Sultan 4. Mehmed, Limni sürgünü sonrası İstanbul'a dönen Karbaş Velî hazretleri'nin vaazlarına yine devam eder. Sık sık Atik Valide Camii'ne selamlık yapmaya başlar. Anlatıldığına göre padişah vaaz esnasında hislenerek ağlar ve şöyle dermiş: ''Bu Şeyh efendinin vaazı bana öyle tesir ediyor ki, İbrahim Edhem gibi tacı tahtı terk ile dağlara düşeceğim geliyor.'' Kaynaklarda Karabaş Velî hazretlerinin tekrar sürgün gönderilmesine bu sözün sebep olduğu belirtilir.

Cuma günleri olunca, padişaha ''Selamlık nereye?'' diye sorulduğunda ''Üsküdar'da Valide-i Atik Camii şerifine...'' derlermiş. Bu arzunun sürekli tekrar etmesi, Sadrazam Kara Mustafa Paşa'nın dikkatini çeker ve padişahın dünya işlerinden el etek çekeceği korkusuna düşer. Karabaş Velî hazretlerini İstanbul'dan uzaklaştırma çaresini düşünür ve bulur. Padişahın haberi olmadan Karabaş Velî hazretlerine: ''Padişahımız sizi Hicaz'a gönderme arzusundalar, yol masrafını gönderdiler.'' diye teklifte bulunur. Gerçeği anlayan Karabaş Velî hazretleri, ''A cânım, bizden bu kadar niye korktunuz? Biz padişaha tacı tahtı terk ettirmeden marifet sırlarını telkin edebilirdik.'' der ve sonrasında Hicaz'a gitmek üzere yola koyulur.

İki sefer bir arada:

Hac sonrası Medine-i Münevvere'ye gelir ve burada Mustafa Efendi'ye halifelik verir. Bu zat Edirne'de medfundur.

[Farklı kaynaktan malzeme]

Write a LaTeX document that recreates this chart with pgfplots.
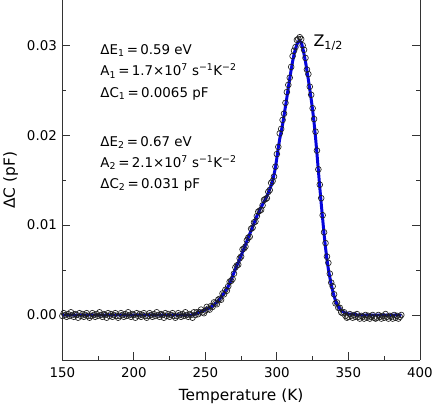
\documentclass[border=0pt]{standalone}
\usepackage{fontspec}
\setmainfont{DejaVu Sans}
\usepackage{pgfplots}
\pgfplotsset{compat=1.18}
\usepackage{pgfplotstable}
\definecolor{fitblue}{RGB}{5,5,220}
\definecolor{circ}{RGB}{30,30,30}

% T (K), fitted curve, measured signal (pF)
\pgfplotstableread{
T fit data
150 0 -0.0001
151 0 0.0002
152 0 0.0000
153 0 -0.0002
154 0 0.0001
155 0 -0.0001
156 0 0.0003
157 0 0.0000
158 0 -0.0002
159 0 0.0001
160 0 0.0000
161 0 -0.0003
162 0 0.0002
163 0 -0.0001
164 0 0.0001
165 0 -0.0002
166 0 0.0000
167 0 0.0002
168 0 -0.0001
169 0 -0.0003
170 0 -0.0001
171 0 0.0002
172 0 0.0000
173 0 -0.0002
174 0 0.0001
175 0 -0.0001
176 0 0.0003
177 0 0.0000
178 0 -0.0002
179 0 0.0001
180 0 0.0000
181 0 -0.0003
182 0 0.0002
183 0 -0.0001
184 0 0.0001
185 0 -0.0002
186 0 0.0000
187 0 0.0002
188 0 -0.0001
189 0 -0.0003
190 0 -0.0001
191 0 0.0002
192 0 0.0000
193 0 -0.0002
194 0 0.0001
195 0 -0.0001
196 0 0.0003
197 0 0.0000
198 0 -0.0002
199 0 0.0001
200 0 0.0000
201 0 -0.0003
202 0 0.0002
203 0 -0.0001
204 0 0.0001
205 0 -0.0002
206 0 0.0000
207 0 0.0002
208 0 -0.0001
209 0 -0.0003
210 0 -0.0001
211 0 0.0002
212 0 0.0000
213 0 -0.0002
214 0 0.0001
215 0 -0.0001
216 0 0.0003
217 0 0.0000
218 0 -0.0002
219 0 0.0001
220 0 0.0000
221 0 -0.0003
222 0 0.0002
223 0 -0.0001
224 0 0.0001
225 0 -0.0002
226 0 0.0000
227 0 0.0002
228 0 -0.0001
229 0 -0.0003
230 0 -0.0001
231 0 0.0002
232 0 0.0000
233 0 -0.0002
234 0 0.0001
235 0 -0.0001
236 0 0.0003
237 0 0.0000
238 0 -0.0002
239 0 0.0001
240 0 0.0000
241 0 -0.0003
242 0.0001 0.0003
243 0.0001 0.0000
244 0.0002 0.0003
245 0.0003 0.0001
246 0.0003 0.0003
247 0.0004 0.0006
248 0.0004 0.0003
249 0.0005 0.0002
250 0.0006 0.0005
251 0.0007 0.0009
252 0.0007 0.0007
253 0.0008 0.0006
254 0.0009 0.0010
255 0.0010 0.0009
256 0.0011 0.0014
257 0.0013 0.0013
258 0.0014 0.0012
259 0.0016 0.0017
260 0.0018 0.0018
261 0.0020 0.0017
262 0.0022 0.0024
263 0.0024 0.0023
264 0.0027 0.0028
265 0.0029 0.0027
266 0.0032 0.0032
267 0.0035 0.0037
268 0.0039 0.0038
269 0.0043 0.0040
270 0.0047 0.0046
271 0.0051 0.0053
272 0.0055 0.0055
273 0.0058 0.0056
274 0.0062 0.0063
275 0.0066 0.0065
276 0.0070 0.0073
277 0.0074 0.0074
278 0.0078 0.0076
279 0.0082 0.0083
280 0.0086 0.0086
281 0.0090 0.0087
282 0.0094 0.0096
283 0.0098 0.0097
284 0.0102 0.0103
285 0.0106 0.0104
286 0.0110 0.0110
287 0.0113 0.0115
288 0.0117 0.0116
289 0.0120 0.0117
290 0.0123 0.0122
291 0.0126 0.0128
292 0.0129 0.0129
293 0.0132 0.0130
294 0.0136 0.0137
295 0.0140 0.0139
296 0.0144 0.0147
297 0.0149 0.0149
298 0.0156 0.0154
299 0.0164 0.0165
300 0.0175 0.0179
301 0.0186 0.0187
302 0.0196 0.0202
303 0.0204 0.0207
304 0.0212 0.0217
305 0.0222 0.0224
306 0.0232 0.0236
307 0.0242 0.0248
308 0.0253 0.0256
309 0.0263 0.0264
310 0.0273 0.0276
311 0.0282 0.0288
312 0.0290 0.0294
313 0.0296 0.0298
314 0.0301 0.0306
315 0.0304 0.0307
316 0.0305 0.0309
317 0.0303 0.0307
318 0.0298 0.0300
319 0.0290 0.0295
320 0.0282 0.0286
321 0.0272 0.0273
322 0.0262 0.0268
323 0.0251 0.0254
324 0.0240 0.0245
325 0.0228 0.0230
326 0.0214 0.0218
327 0.0198 0.0204
328 0.0180 0.0183
329 0.0161 0.0162
330 0.0142 0.0145
331 0.0124 0.0130
332 0.0107 0.0111
333 0.0090 0.0092
334 0.0075 0.0080
335 0.0062 0.0065
336 0.0051 0.0058
337 0.0042 0.0046
338 0.0034 0.0036
339 0.0027 0.0032
340 0.0021 0.0023
341 0.0016 0.0013
342 0.0012 0.0014
343 0.0009 0.0008
344 0.0007 0.0008
345 0.0005 0.0003
346 0.0004 0.0002
347 0.0003 0.0003
348 0.0002 -0.0001
349 0.0002 -0.0003
350 0.0001 -0.0002
351 0.0001 0.0001
352 0.0001 -0.0001
353 0.0001 -0.0003
354 0.0001 0.0000
355 0.0001 -0.0002
356 0 0.0001
357 0 -0.0002
358 0 -0.0004
359 0 -0.0001
360 0 -0.0002
361 0 -0.0004
362 0 0.0000
363 0 -0.0003
364 0 -0.0001
365 0 -0.0004
366 0 -0.0002
367 0 0.0000
368 0 -0.0003
369 0 -0.0004
370 0 -0.0003
371 0 0.0000
372 0 -0.0002
373 0 -0.0004
374 0 -0.0001
375 0 -0.0003
376 0 0.0001
377 0 -0.0002
378 0 -0.0004
379 0 -0.0001
380 0 -0.0002
381 0 -0.0004
382 0 0.0000
383 0 -0.0003
384 0 -0.0001
385 0 -0.0004
386 0 -0.0002
387 0 0.0000
}\dltsdata

\begin{document}
\begin{tikzpicture}
\begin{axis}[
    scale only axis,
    width=360pt, height=362pt,
    xmin=150, xmax=400,
    ymin=-0.005, ymax=0.035,
    axis x line*=bottom,
    axis y line*=box,
    axis line style={-, line width=0.8pt, black!80},
    tick align=inside,
    xtick={150,200,...,400},
    ytick={0,0.01,0.02,0.03},
    minor x tick num=1,
    minor y tick num=1,
    major tick length=8pt,
    minor tick length=4pt,
    tick style={line width=0.8pt, black!80},
    ytick pos=both,
    yticklabel pos=left,
    scaled y ticks=false,
    yticklabel style={/pgf/number format/fixed,
      /pgf/number format/fixed zerofill,
      /pgf/number format/precision=2, xshift=-2pt},
    /pgf/number format/assume math mode=true,
    tick label style={font=\fontsize{13.5}{16}\selectfont},
    xticklabel style={yshift=-4pt},
    label style={font=\fontsize{15.5}{18}\selectfont},
    xlabel={Temperature (K)},
    ylabel={ΔC (pF)},
    xlabel style={yshift=-4pt},
    ylabel style={yshift=2pt},
    clip=true,
]
\addplot[only marks, mark=o, mark size=2.9pt,
  mark options={draw=circ, line width=0.65pt}] table[x=T, y=data] {\dltsdata};
\addplot[fitblue, line width=3pt, mark=none] table[x=T, y=fit] {\dltsdata};

\begin{scope}[every node/.style={anchor=base west, inner sep=0pt,
    font=\fontsize{13.5}{16}\selectfont}]
\node at (axis cs:176.5,0.02897) {ΔE\textsubscript{1}\,=\,0.59 eV};
\node at (axis cs:176.5,0.02660) {A\textsubscript{1}\,=\,1.7×10\textsuperscript{7} s\textsuperscript{−1}K\textsuperscript{−2}};
\node at (axis cs:176.5,0.02423) {ΔC\textsubscript{1}\,=\,0.0065 pF};
\node at (axis cs:176.5,0.01876) {ΔE\textsubscript{2}\,=\,0.67 eV};
\node at (axis cs:176.5,0.01644) {A\textsubscript{2}\,=\,2.1×10\textsuperscript{7} s\textsuperscript{−1}K\textsuperscript{−2}};
\node at (axis cs:176.5,0.01412) {ΔC\textsubscript{2}\,=\,0.031 pF};
\node[font=\fontsize{16}{19}\selectfont] at (axis cs:325.5,0.02982) {Z\textsubscript{1/2}};
\end{scope}
\end{axis}
\end{tikzpicture}
\end{document}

Daha sonra Mısır kafilesiyle yola koyulurlar. Mısır'a üç konak mesafede kırk bin hacının dinlenmek için çadır kurduğu bir yerde, hava gayet açık olduğu halde bir sel geleceğini keşfedip durumu hacılara bildirir. Hacılar derhal oradan ayrılırlar ve hemen şiddetli bir yağmur başlar ve oraları sel basar. Hacılar Karabaş Velî hazretleri'nin bu kerameti sayesinde felaketten kurtulmuşlardır.

Birkaç gün sonra Karabaş Velî hazretleri hastalanır ve Nahil kalesi civarında, 3 Ocak 1686 günü vefat eder. Kale civarında Gaylan köyü hurmalığına komşu Şeyh el-Gazâli denilen bir zatın kabri yanına defnolunur.

Karabaş Velî hazretleri Hicaz'a giderken müritleri sorarlar: ''Efendim! Bizim tesellimizle kim meşgul olacak?'' Şöyle cevap verir: ''Benim tacımın altında kimi görürseniz Karabaş Velî odur.'' Nitekim yola çıkmadan sarığını Seyyid Muhammed Nasûhî hazretlerine verir. Hüseyin Vassaf, bu tacın geçtiğimiz asırda hâlâ muhafaza olunduğunu aktarıyor.